Director Peter Strickland brings the often under-appreciated art of sound design to the fore with Berberian Sound Studio, a richly photographed horror movie that cuts to the heart of female exploitation in genre films.
Though this is not the first time sound has been used to supplant violent imagery, rarely has it been used to greater effect. The audience never sees firsthand the depravity of the film-within-a-film at the core of the story. Yet what unfolds is never a mystery as the studio’s projectionist very helpfully gives a matter-of-fact synopsis of each scene before he runs each reel. Strickland has learned well what all of the best horror directors know: the imagination can conjure up more unsettling images than he can perhaps show, making it simultaneously more tasteful and disturbing.
Berberian Sound Studio is at its best when it lets the seemingly routine business of sound design represent the exploitation of women in horror, as that film’s director, Santini (Antonio Mancino), is quick to point out that he doesn’t like the atrocities he presents but feels duty bound to tell the truth. “These things happened,” he tells us and we are expected to take him at his word, while in the voiceover booth his actresses are berated for their feeble screams.
Toby Jones’s mild-mannered Englishman Gilderoy, selected personally and brought to Italy by Santini, is the foil to Sound Studio‘s misogynist staff, most especially the sound supervisor, Francesco (Cosimo Fusco), who repeatedly tells Gilderoy to be more polite, more considerate whenever the nervous Englishman tries to apply an ounce of professionalism.
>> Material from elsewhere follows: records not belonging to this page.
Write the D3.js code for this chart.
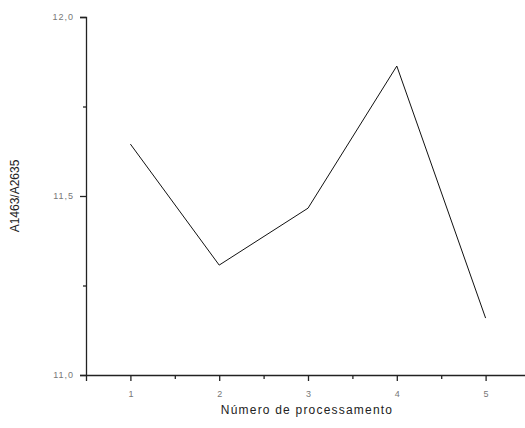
<!DOCTYPE html>
<html>
<head>
<meta charset="utf-8">
<script src="https://cdn.jsdelivr.net/npm/d3@7"></script>
<style>
  body { margin: 0; background: #fff; overflow: hidden; }
  svg { display: block; }
  text { font-family: "Liberation Sans", Arial, sans-serif; }
</style>
</head>
<body>
<div id="chart"></div>
<script>
var processos = [1, 2, 3, 4, 5];
var razao = [11.645, 11.307, 11.466, 11.863, 11.159];
var yTicks = [11.0, 11.5, 12.0];
var yMinor = [11.25, 11.75];
var xMinor = [1.5, 2.5, 3.5, 4.5];

var w = 525, h = 428;
var padLeft = 86, padRight = 530, padTop = 17, padBottom = 375;

var svg = d3.select("#chart").append("svg")
            .attr("width", w)
            .attr("height", h);

var xScale = d3.scaleLinear().domain([0.5, 5.5]).range([padLeft, padRight]);
var yScale = d3.scaleLinear().domain([11, 12]).range([padBottom, padTop]);

var fmt = function(d) { return d3.format(".1f")(d).replace(".", ","); };

// y axis
var yAxis = d3.axisLeft(yScale).tickValues(yTicks).tickSize(6).tickPadding(6).tickFormat(fmt);
var gy = svg.append("g").attr("transform", "translate(" + padLeft + ",0)").call(yAxis);
gy.select(".domain").attr("stroke", "#222").attr("stroke-width", 1.3);
gy.selectAll(".tick line").attr("stroke", "#222").attr("stroke-width", 1.3);
gy.selectAll(".tick text").attr("fill", "#777").attr("font-size", 9).attr("letter-spacing", 1);

var gyMinor = svg.append("g").attr("transform", "translate(" + padLeft + ",0)")
  .call(d3.axisLeft(yScale).tickValues(yMinor).tickSize(3).tickFormat(""));
gyMinor.select(".domain").remove();
gyMinor.selectAll(".tick line").attr("stroke", "#222").attr("stroke-width", 1.3);

// x axis
var xAxis = d3.axisBottom(xScale).tickValues(processos).tickSize(6).tickPadding(10).tickFormat(d3.format("d"));
var gx = svg.append("g").attr("transform", "translate(0," + padBottom + ")").call(xAxis);
gx.select(".domain").attr("stroke", "#222").attr("stroke-width", 1.3);
gx.selectAll(".tick line").attr("stroke", "#222").attr("stroke-width", 1.3);
gx.selectAll(".tick text").attr("fill", "#777").attr("font-size", 9);

var gxMinor = svg.append("g").attr("transform", "translate(0," + padBottom + ")")
  .call(d3.axisBottom(xScale).tickValues(xMinor).tickSize(4).tickFormat(""));
gxMinor.select(".domain").remove();
gxMinor.selectAll(".tick line").attr("stroke", "#222").attr("stroke-width", 1.3);

// line
var line = d3.line()
  .x(function(d, i) { return xScale(processos[i]); })
  .y(function(d) { return yScale(d); });

svg.append("path")
   .datum(razao)
   .attr("fill", "none")
   .attr("stroke", "#111")
   .attr("stroke-width", 1)
   .attr("d", line);

// labels
svg.append("text")
   .attr("x", 307)
   .attr("y", 414)
   .attr("text-anchor", "middle")
   .attr("font-size", 12)
   .attr("letter-spacing", 1.2)
   .attr("fill", "#222")
   .text("Número de processamento");

svg.append("text")
   .attr("transform", "translate(19," + yScale(11.5) + ") rotate(-90)")
   .attr("text-anchor", "middle")
   .attr("font-size", 12)
   .attr("fill", "#222")
   .text("A1463/A2635");
</script>
</body>
</html>
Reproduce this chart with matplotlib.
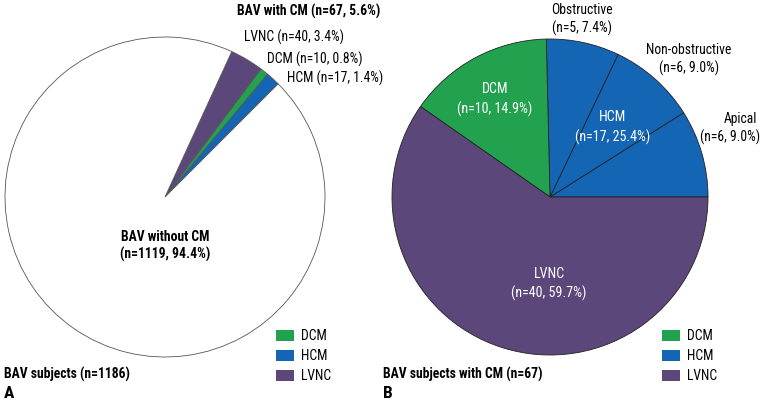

Jones is at his wincing best when reproducing the movie butchery by regularly butchering produce, the remains of which are shown in visceral closeup, looking all the world like slaughtered human remains. The rending of stalks from radishes against the screams of a “witch” — a striking surrogate to the rending of hair from scalp — is still a visual and aural atrocity. Even the name Berberian is merely a vowel away from barbarian.
With such a solid foundation on which to build his horror, and a fascinating animadversion of the treatment of women in the genre, it’s curious that Strickland should switch gears in the third act and opt for esotericism. While Jones is a marvelous proxy for the audience (even if his mumbly London English is strangely less intelligible than the native Italian speakers), it doesn’t serve to throw him into an incongruous third act fantasy that was more coherent in the infamous Last Action Hero.
There’s an often thin line between cryptic and opaque and though Berberian Sound Studio strays a bit too far to the latter, blunting its otherwise unsettling metaphorical violence, it’s not quite enough to unravel what preceded it.
Goes great with: Session 9 (2001). An atmospheric creeper about an asbestos removal crew working at an abandoned mental asylum, and the mounting tensions between them as they begin exhibiting unusual behavior. Director Brad Anderson hired experimental music band Climax Golden Twins to score his subtle psychological horror and what they created is a fascinating aura that defies conventional motion picture composings.